The heart surgeon Francis Wells, who works at Papworth Hospital in Cambridge and recently published The Heart of Leonardo, recalls coming across Leonardo’s studies for the first time as a medical student. “I remember thinking that they were far better than anything we had in modern textbooks of anatomy,” he says. “They were beautiful, accurate, absorbing – and there was a liveliness to them that you just don’t find in modern anatomical drawings.”
During his investigations, Leonardo discovered several extraordinary things about the heart. “Up until and after his time, because of course he never published, the heart was believed to be a two-chambered structure,” Wells explains. “But Leonardo firmly stated that the heart has four chambers. Moreover, he discovered that the atria or filling chambers contract together while the pumping chambers or ventricles are relaxing, and vice versa.”
In addition, Leonardo observed the heart’s rotational movement. “If you look at a heart, it is cone-shaped,” says Wells. “But it’s a complex cone in a geometric sense, because it’s a cone with a twist. This is because the heart empties itself with a twisting motion – it wrings itself out, a bit like the wringing out of a towel. In heart failure it loses this twist.”

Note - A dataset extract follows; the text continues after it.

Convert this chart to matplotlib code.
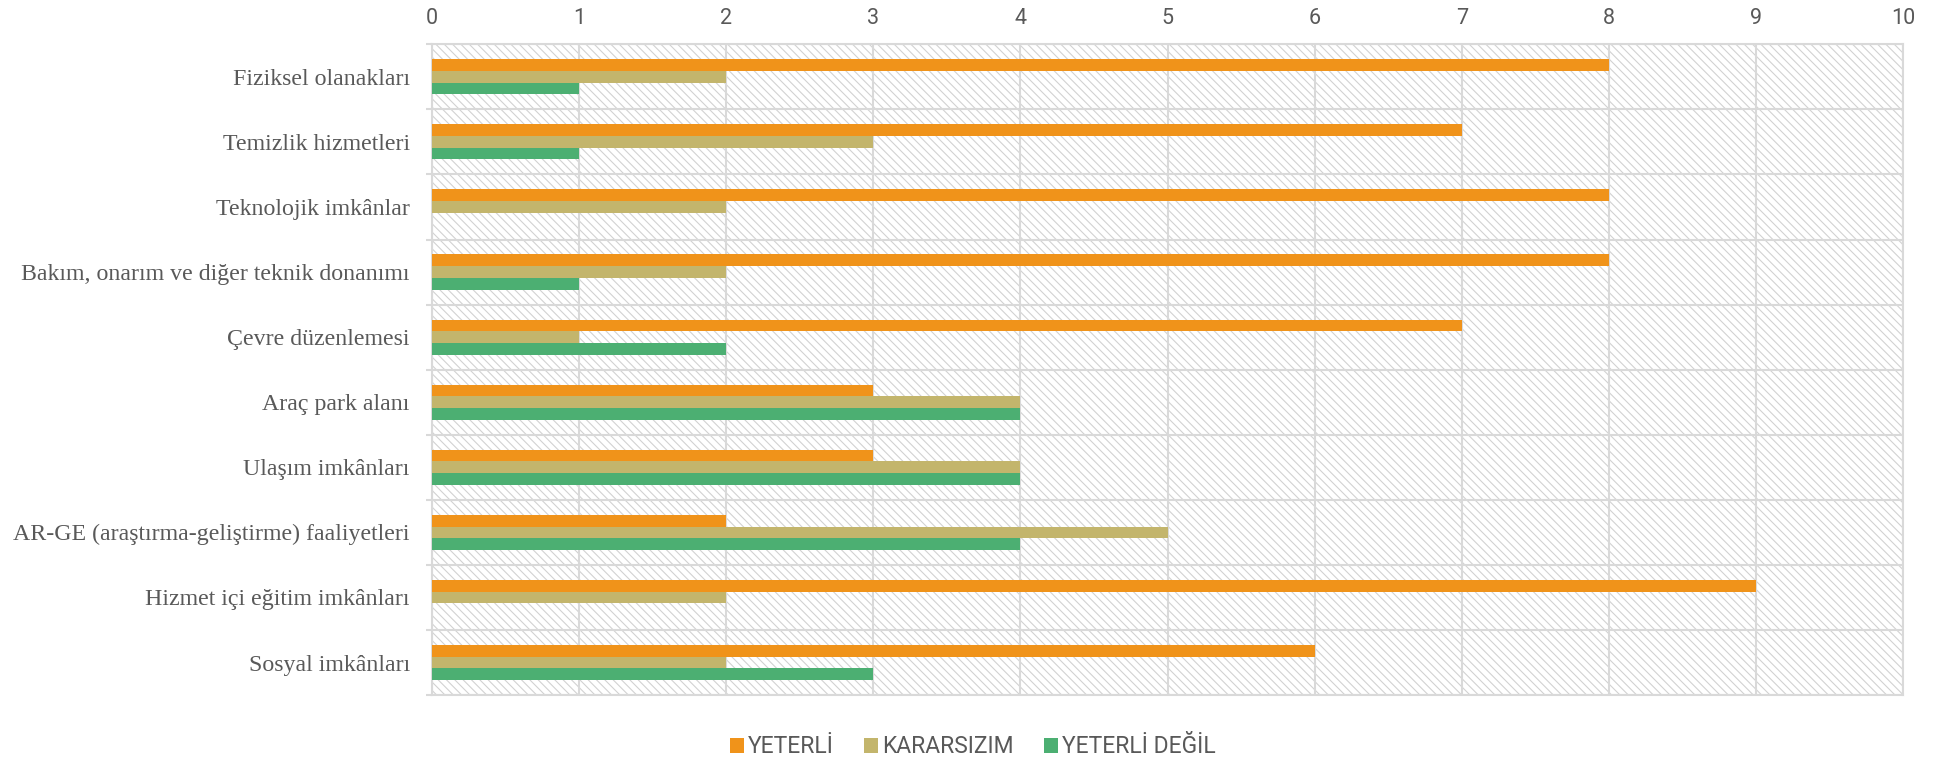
import numpy as np
import matplotlib
matplotlib.use("Agg")
import matplotlib.pyplot as plt
from matplotlib.patches import Patch, Rectangle

# categories (top to bottom) and counts per answer
categories = [
    "Fiziksel olanakları",
    "Temizlik hizmetleri",
    "Teknolojik imkânlar",
    "Bakım, onarım ve diğer teknik donanımı",
    "Çevre düzenlemesi",
    "Araç park alanı",
    "Ulaşım imkânları",
    "AR-GE (araştırma-geliştirme) faaliyetleri",
    "Hizmet içi eğitim imkânları",
    "Sosyal imkânları",
]
yeterli = [8, 7, 8, 8, 7, 3, 3, 2, 9, 6]
kararsizim = [2, 3, 2, 2, 1, 4, 4, 5, 2, 2]
yeterli_degil = [1, 1, 0, 1, 2, 4, 4, 4, 0, 3]

series_names = ["YETERLİ", "KARARSIZIM", "YETERLİ DEĞİL"]
colors = ["#F0931A", "#C3B56C", "#4CAF72"]
grid_col = "#D9D9D9"
text_col = "#595959"

plt.rcParams["hatch.color"] = "#D2D2D2"
plt.rcParams["hatch.linewidth"] = 0.8

fig = plt.figure(figsize=(19.46, 7.63), dpi=100)
ax = fig.add_axes([0.222, 0.089, 0.756, 0.853])

# hatched background
ax.add_patch(Rectangle((0, 0), 1, 1, transform=ax.transAxes, facecolor="white",
                       hatch="\\\\\\\\", edgecolor="#D2D2D2", linewidth=0, zorder=0))

y = np.arange(len(categories))
h = 0.18
for i, (vals, name) in enumerate(zip([yeterli, kararsizim, yeterli_degil], series_names)):
    ax.barh(y + (i - 1) * h, vals, height=h, color=colors[i], zorder=3, label=name)

ax.set_xlim(0, 10)
ax.set_ylim(len(categories) - 0.5, -0.5)
ax.set_xticks(range(0, 11))
ax.xaxis.tick_top()
ax.tick_params(axis="x", length=0, pad=11, labelsize=15.5, labelcolor=text_col)
for lab in ax.get_xticklabels():
    lab.set_fontfamily("Roboto")

ax.set_yticks(y)
ax.set_yticklabels(categories, fontfamily="Liberation Serif", fontsize=17.2, color=text_col)
ax.tick_params(axis="y", which="major", length=0, pad=16)
ax.set_yticks(np.arange(-0.5, len(categories) + 0.5, 1), minor=True)
ax.tick_params(axis="y", which="minor", length=4.5, width=1.5, color=grid_col)

ax.grid(axis="x", color=grid_col, linewidth=1.5, zorder=1)
ax.grid(axis="y", which="minor", color=grid_col, linewidth=1.5, zorder=1)
ax.set_axisbelow(True)
for s in ax.spines.values():
    s.set_color(grid_col)
    s.set_linewidth(1.5)

handles = [Patch(facecolor=c, label=n) for c, n in zip(colors, series_names)]
leg = fig.legend(handles=handles, loc="center", bbox_to_anchor=(0.5, 0.021), ncol=3,
                 frameon=False, handlelength=0.6, handleheight=0.6, handletextpad=0.2,
                 columnspacing=1.3, borderpad=0, prop={"family": "Roboto", "size": 16.5})
for t in leg.get_texts():
    t.set_color(text_col)

fig.savefig("out.png", dpi=100)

According to Wells, Leonardo didn’t fully understand the function of cardiac twist. “But everything starts somewhere,” he says. “There’s a passage in which Leonardo describes the slaughter of some pigs on a Tuscan hillside. You or I would probably enjoy a nice glass of red wine while the pork was cooking, but Leonardo was thinking about this at the time. They killed the pigs by pushing little spears through the chest into the heart, and Leonardo noticed the rotational movement of these little spears in the heart. It was totally blue-sky research, of no use to anybody of his time, but it was a correct start along the road to understanding cardiac twist, which is now one of the hottest topics in understanding heart failure.”
Perhaps most impressive of all, though, were Leonardo’s observations about the aortic valve, which he made while experimenting with an ox’s heart. Intrigued by the way that the aortic valve opens and closes to ensure blood flows in one direction, Leonardo set about constructing a model by filling a bovine heart with wax. Once the wax had hardened, he recreated the structure in glass, and then pumped a mixture of grass seeds suspended in water through it. This allowed him to observe little vortices as the seeds swirled around in the widening at the root of the aorta. As a result, Leonardo correctly posited that these vortices helped to close the aortic valve. Yet because he never published his far-sighted research, this remained unknown for centuries.
“This wasn’t understood until the 20th Century,” says Wells, “when it was shown most beautifully in [science journal] Nature in 1968 by two engineers in Oxford. There was only reference to Leonardo da Vinci. There are two extraordinary things about that: first, there was only one reference, and second, the reference was 500 years old.”
So what made Leonardo such a brilliant anatomist? “One mustn’t get carried away claiming that Leonardo was a completely unique figure,” says Martin Clayton, head of prints and drawings in the Royal Collection, and the curator of the Edinburgh exhibition. “There were lots of investigative anatomists around at the time, and there were lots of artists who were interested in anatomy. But Leonardo pushed these two things further than anybody else. He was the supreme example of an anatomist who could also draw, or of an artist who was also a very skilled dissector. It was the union of these two skills in a single figure that made Leonardo unique.”